To bake in an iron Dutch oven, (a large deep, cast-iron pan, with a handle, a close-fitting lid, and standing on three or four feet,) you must first stand the lid upright before a clear fire to heat the inside; and it will be best if the oven itself is also stood up before the fire for the same purpose. This should be done while the article to be baked is preparing, that it may be put in as soon as it is ready. The oven may be suspended to the crane, and hung over the fire, or it may be set on a bed of hot wood-coais in the corner of the hearth. As soon as the loaf or pie is in, put on the lid of the oven, and cover it all over with hot coals, replenishing it with more live coals as the baking proceeds.

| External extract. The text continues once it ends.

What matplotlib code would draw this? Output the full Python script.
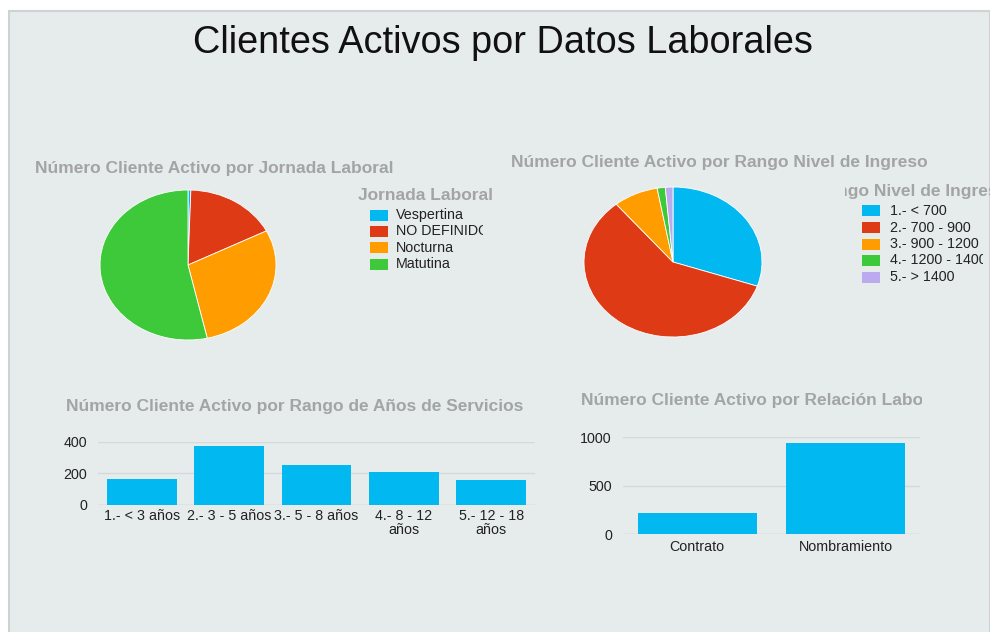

If you find it too hot on the top, deaden it with ashes. If the oven stands on the hearth, keep up the heat at the bottom, by additional live coals placed beneath it. Whether the oven is hung over the fire, or stood on the hearth, there must always be hot coals all over the lid, the hottest near the edge.

To bake on a griddle, you may either hang it over the fire, or set it over hot coals on the hearth. Most griddles have feet. The fire must be quite clear and bright, and free from smoke, or the cakes will be blackened, and have a disagreeable taste. The griddle must be perfectly clean; and while you are baking, it will require frequent scraping, with a broad knife. If it is well scraped after every cake is taken off, it will not want greasing, as there will be no stickiness. Otherwise, some butter tied up in a clean rag and laid on a saucer, must be kept at hand all the time, to rub over the griddle between the baking of each cake; for butter, lard, or nice beef or veal-dripping may be substituted, but it will not be so fine. Never grease with mutton-fat, as it will communicate the taste of tallow. A bit of the fat of fresh pork may do, (stuck on a fork,) but salt pork will give the outside of the cakes a disagreeable saltness, and therefore should not be used.

A griddle may be placed in the oven of a hot stove. Some close stoves have a hole in the top with a flat lid or cover, which lid can be used as a griddle.

The tin-reflecting-ovens (with shelves for the pies and cakes) that are used for baking in the summer, and that, having a furnace beneath, and a chimney-pipe, can be set out of doors, so that the kitchen may not be kept hot, are very good for things that will bake soon, and that do rot require what is called a strong, solid heat. But they are not effective unless the inside is kept very bright; otherwise it will not reflect the heat. These tin ovens should (as well as tin roasters) be cleaned thoroughly and scoured bright with sand every time they are used.

The art of baking with anthracite, (or any other mineral coal,) can only be acquired by practice. The above hints on baking, refer exclusively to wood fires.

When a charcoal furnace is used for baking, stewing, or any sort of cooking, it should either be set out in the open air, or the door of the kitchen must be kept open all the time. The vapour of charcoal in a close room is so deleterious as to cause death.